Muerte; tan curiosa palabra. De niño la utilizaba con frecuencia porque la veía normal. ¿La televisión habrá tenido la culpa? Quizás. Volteo al pasado para encontrarme con la razón de tal situación. Veo en este recorrido de la memoria que el dolor provocado por el final de la vida en algún ser no existía en la mente de un niño pequeño.

El llanto no lo producía el ánima ausente de un familiar o un amigo, sino la simpleza de que papá se fuera de casa a trabajar desde temprano y no me llevara, o el aprecio destruido por un juguete que se rompía; eso era la muerte para mí en esas etapas de vida. Lo normal, ¿no?
«Lo mató» se decía comúnmente en algunos programas, y el trasfondo de esa oración se reducía a «terminó», pues no se veía más allá; al dolor que sentirían los cercanos del fallecido, al trabajo que dejaría de ejercerse, al espacio que llenaba en este mundo… Bueno, un infante no entiende entonces al dolor ajeno todavía.
Empecé a entender el duelo gracias a personajes de historias de heroísmo y sacrificio. Alguien tan grande, ¿cómo puede morir? Creo que el primero que recuerdo fue «El Planeta del Tesoro», cuando la pusieron en el kínder en 2003. La escena en la que el padre de Jim se va, ¡cielos! Me sentí bastante identificado, nostálgico, triste, pero, al ver que no volvió, comprendí que ese sufrimiento te corroe para siempre al recordar. Y mi alegría al ver a mi padre llegar del trabajo en las tardes era un alivio…
No obstante, aún no lo entendía…
Hubieron más encuentros con el duelo mostrado en la ficción, todos me enseñaron que debía ser fuerte, a tal grado, que uno termina en el desapego de todos antes de que se vayan; y así, los seres queridos se compactan en un significado que provoca poco, incluso se planea y se simulan muertes en nuestros pensamientos, como todo un pesimista, sabiendo que es inevitable perder la vida.
Lo normal, ¿no?… Creo que no.
Soy un personaje ficticio viviendo en la realidad.

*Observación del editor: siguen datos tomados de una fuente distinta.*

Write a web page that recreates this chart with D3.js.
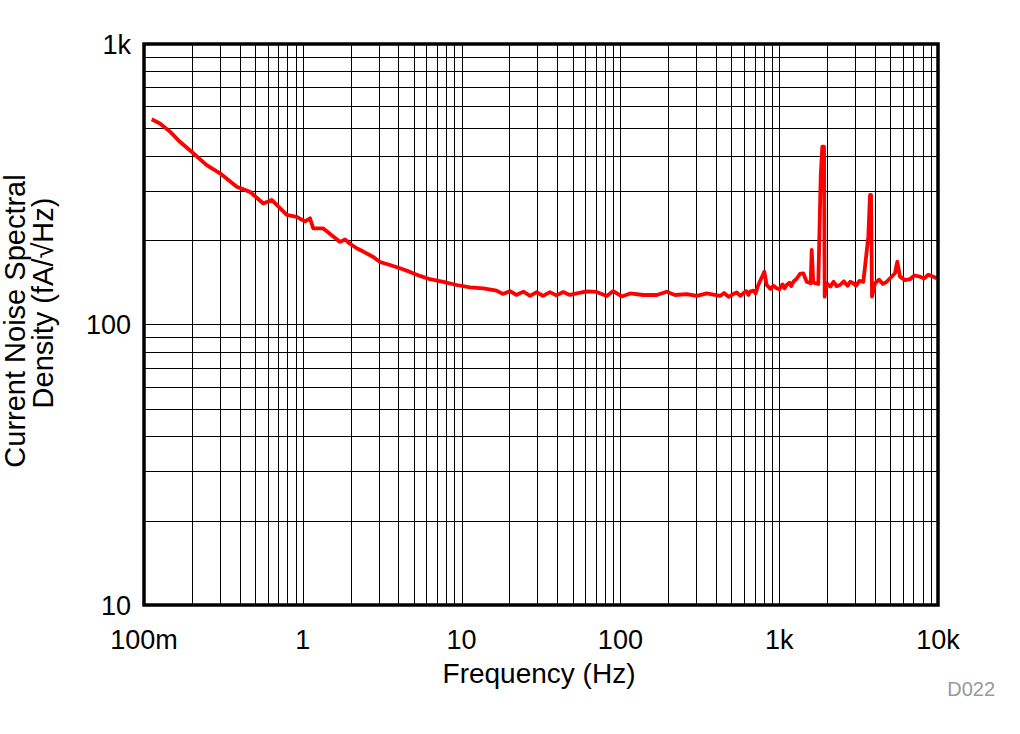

Tan frío y calculador con lo sentimental, que acabó revirtiendo lo cualitativo con lo cuantitativo, haciendo una mezcla de ambos que lo llevan a un infinito error del que no saldrá hasta que le llegue la hora, pues su obra artística, su más grande investigación y su vida son una misma, y solamente muerto podrá comprobar si valió la pena o no este transcurso de locura e ingenuidad.

Mi suicidio está escrito en la negación del mismo; de otra forma, no dolería tanto.